France's public debt has surged to over 110% of its GDP, a significant rise from 21.1% in 1980. In June 2024, the European Commission placed France under the Excessive Deficit Procedure, compelling significant budgetary adjustments to restore fiscal sustainability. The Commission demands that France's structural deficit be reduced by at least 0.5% of GDP annually from 2028 to 2030. Two primary scenarios exist: a four-year plan requiring annual reductions of approximately €27.5 billion, and a seven-year plan requiring approximately €15.7 billion annually. The seven-year approach is recommended as it better preserves GDP growth, with the average annual growth rate projected at 2.52% versus just 2.15% under the four-year plan.

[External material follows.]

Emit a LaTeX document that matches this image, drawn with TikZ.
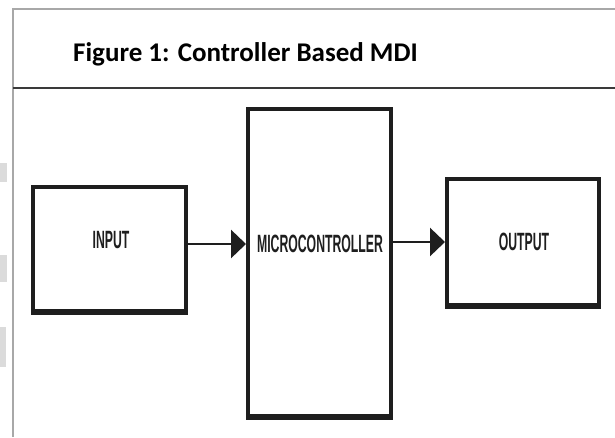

Higher interest rates further complicate the task. In 2023, interest payments alone accounted for 1.8% of GDP, comparable to the combined budgets of the Ministries of Ecology and Interior. France must also work toward reducing its debt to the EU's 60% of GDP benchmark, currently more than 50 percentage points above target. The seven-year budgetary adjustment period offers the best chance of achieving debt sustainability while maintaining economic growth. France balances the need for fiscal discipline with the imperative of sustaining economic momentum.
CS
Chatsworth View

France's placement under the European Commission's Excessive Deficit Procedure in June 2024 formalized what markets had been pricing for months: France's fiscal trajectory is structurally unsustainable without significant intervention. With public debt at over 110% of GDP and a structural deficit that requires annual reductions of at least 0.5% of GDP from 2028 onward, the scale of adjustment required is politically significant and economically painful. The two available paths, a four-year plan or a seven-year extended plan, both require sustained political commitment that France's fragmented Assembly has thus far been unable to provide.